In one spot of bright news, the swollen Brisbane River’s peak was about three feet (one meter) lower than predicted, at a depth slightly below that of 1974 floods that swept the city. The river had already begun to recede by Thursday afternoon, though it was expected to stay high for several days.

Waters in some areas had reached the tops of roofs, shut down roads and power, and devastated entire neighbourhoods. Mayor Campbell Newman said 11,900 homes and 2,500 businesses had been completely inundated, with another 14,700 houses and 2,500 businesses at least partially covered in water.

About 103,000 homes were without power across Queensland on Thursday because electricity was switched off to prevent electrocutions and damage to electrical systems.

In Brisbane, roads were flooded, railway lines were cut and sewage began spilling into the floodwaters. People moved about in kayaks, rowboats and even on surfboards. Boats torn from their moorings floated down an engorged river. Brisbane’s office buildings stood empty with the normally bustling central business district transformed into a watery ghost town.

A 300-yard stretch of a pedestrian boardwalk weighing 300 tons broke loose and drifted downstream before two tug boats were able to steer it away from bridges.

About 200 police officers patrolled flooded streets around the clock. Three men were charged with looting after police said they tried to steal dinghies from the swollen river.

Despite the devastation, many remained thankful the river had spared them the worst of its fury.

Lisa Sully, who lives in the nearby suburb of Sherwood, did have some water in her home - but she still felt lucky on Thursday.

“I can handle this,” she said. “Mentally, I was prepared for worse.”

The death toll has shocked Australians, no strangers to deadly natural disasters such as the wildfires that killed 173 in a single day two years ago.

One tale has particularly transfixed the country- a 13-year-old boy caught in the flood who told strangers to save his 10-year-old brother first and died as a result.

Jordan and Blake Rice were in the car with their mother, Donna, when a wall of water pummelled Toowoomba on Monday.

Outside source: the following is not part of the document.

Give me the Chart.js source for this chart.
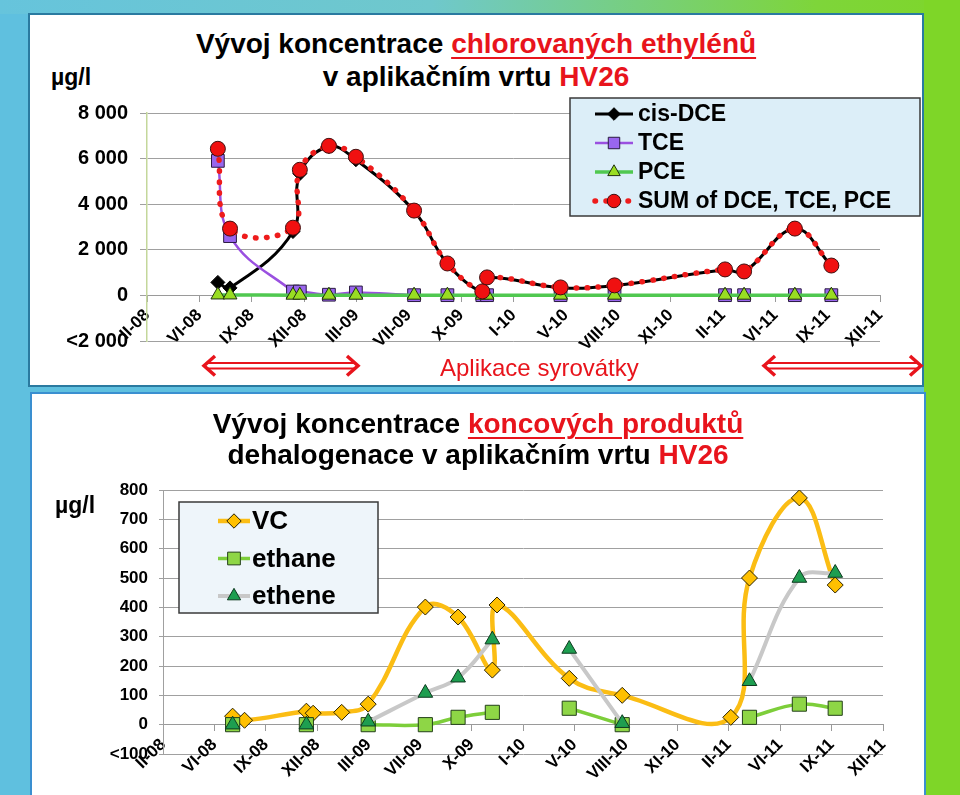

After the torrent of water knocked one rescuer over, another man managed to reach the car, The Australian newspaper reported. At Jordan’s insistence, he pulled Blake out first, according to a third brother, Kyle.

“Courage kicked in, and he would rather his little brother would live,” the 16-year-old told the newspaper. Mr. Jordan and his mother were washed away before the men were able to get back to them.

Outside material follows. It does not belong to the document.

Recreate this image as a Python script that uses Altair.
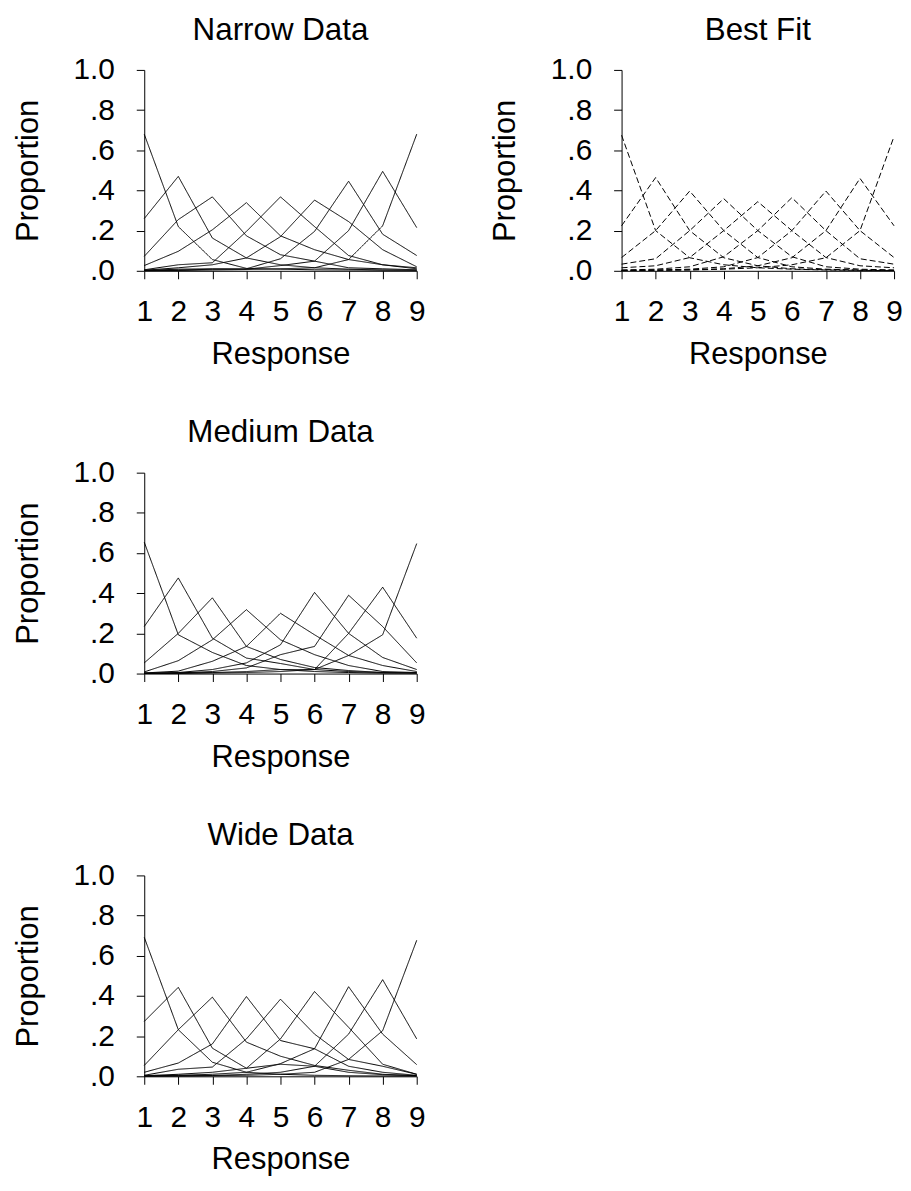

On Twitter, as a wave of tweets hailed him as a “true hero” of the Queensland floods.

As the immediate crisis began to ease in Brisbane, focus returned to the search for the dozens still missing in the devastated Lockyer Valley, the site of Monday’s deadly flash flood.

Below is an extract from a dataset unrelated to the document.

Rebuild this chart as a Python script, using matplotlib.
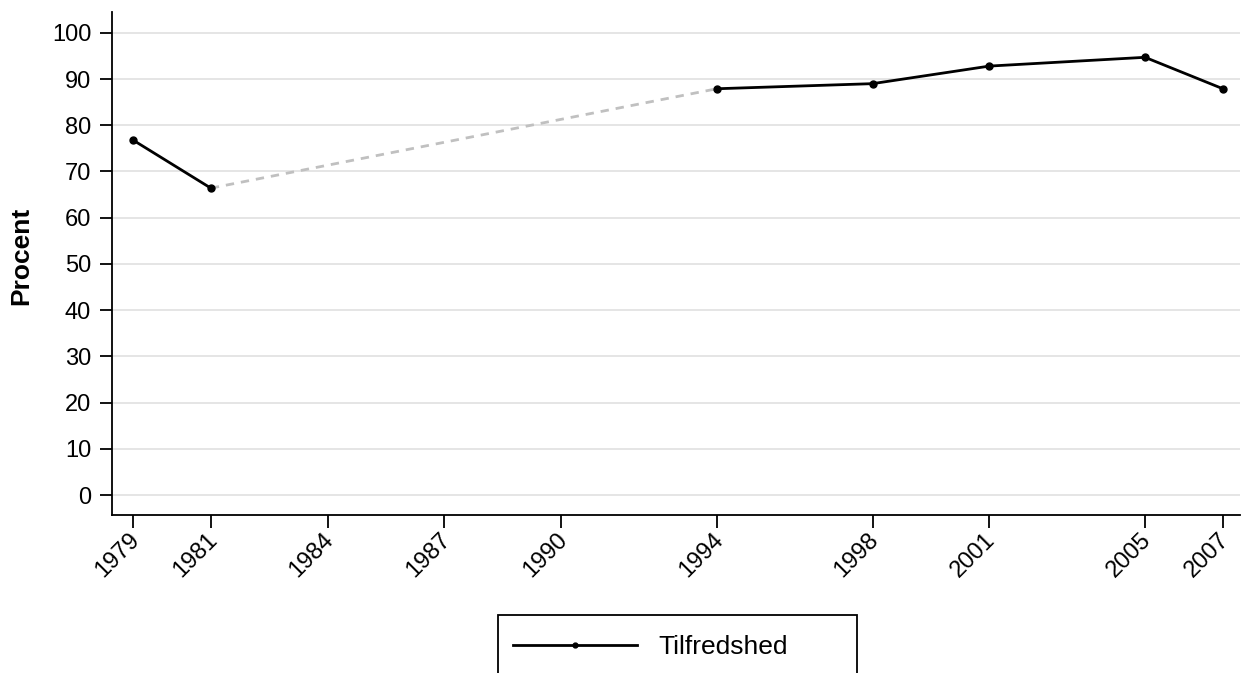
import numpy as np
import matplotlib.pyplot as plt
import matplotlib.transforms as mtransforms
from matplotlib.patches import Rectangle

plt.rcParams['font.family'] = ['Liberation Sans', 'DejaVu Sans']

years = [1979, 1981, 1994, 1998, 2001, 2005, 2007]
tilfredshed = [76.8, 66.4, 87.9, 89.0, 92.8, 94.7, 87.9]
tick_years = [1979, 1981, 1984, 1987, 1990, 1994, 1998, 2001, 2005, 2007]

W, H = 1243, 673
fig = plt.figure(figsize=(W / 100, H / 100), dpi=100)
ax = fig.add_axes([112 / W, 1 - 515 / H, 1128 / W, 503 / H])

# gap between surveys shown as grey dashes
ax.plot(years[1:3], tilfredshed[1:3], color='#c0c0c0', lw=2, ls=(0, (3, 2.5)), zorder=2)
ax.plot(years[:2], tilfredshed[:2], color='black', lw=2, marker='o', ms=5, zorder=3)
ax.plot(years[2:], tilfredshed[2:], color='black', lw=2, marker='o', ms=5, zorder=3,
        label='Tilfredshed')

ax.set_xlim(1978.46, 2007.44)
ax.set_ylim(-4.3, 104.5)
ax.set_yticks(np.arange(0, 101, 10))
ax.set_xticks(tick_years)
ax.set_xticklabels([str(y) for y in tick_years], rotation=45, ha='right',
                   rotation_mode='anchor')
ax.tick_params(axis='both', labelsize=17, length=9, width=1.3, direction='out')
ax.tick_params(axis='y', pad=6)
ax.tick_params(axis='x', pad=3)
shift = mtransforms.ScaledTranslation(-5 / 100, 3 / 100, fig.dpi_scale_trans)
for lab in ax.get_xticklabels():
    lab.set_transform(lab.get_transform() + shift)
ax.yaxis.grid(True, color='#e0e0e0', lw=1.2)
ax.set_axisbelow(True)
for s in ['top', 'right']:
    ax.spines[s].set_visible(False)
for s in ['left', 'bottom']:
    ax.spines[s].set_linewidth(1.3)
ax.set_ylabel('Procent', fontsize=19, fontweight='bold')
ax.yaxis.set_label_coords(-0.070, 0.515)

# legend box (runs off the bottom edge like the original)
fig.patches.append(Rectangle((498 / W, -0.05), 359 / W, 0.05 + 58 / H,
                             transform=fig.transFigure, fill=False,
                             edgecolor='black', lw=1.3))
h, l = ax.get_legend_handles_labels()
fig.legend(h, l, loc='center left', bbox_to_anchor=(513 / W, 1 - 647 / H),
           fontsize=19, frameon=False, handlelength=4.7, handletextpad=0.8,
           borderpad=0, borderaxespad=0, markerscale=0.7)

fig.savefig('out.png', dpi=100)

Twisted wreckage littered the ground in the Lockyer Valley town of Postmans Ridge on Thursday. Tractor-trailers were snapped in half, boats were crushed and the body of a dead horse lay wedged between a downed tree and the sodden ground. Soldiers picked through the flattened vegetation, searching for bodies.

Stewart said search and rescue teams scouring the region faced a tough task.

“The problem we have is that the people have been washed out of their homes and some of the homes are actually destroyed, like bombs have gone off there,” Mr. Stewart told Nine Network. “It’s a war scene in the Lockyer Valley today.”

Though the full extent of the damage won’t be known until the water is gone, even before Brisbane was threatened, Ms. Bligh estimated a cleanup and rebuilding to total about $5 billion.

Add to that, the damage to economy- Queensland’s coal industry has virtually shut down, costing millions in deferred exports and sending global prices higher. Vegetables, fruit and sugarcane crops in the rich agricultural region have been wiped out, and prices are due to skyrocket as a result.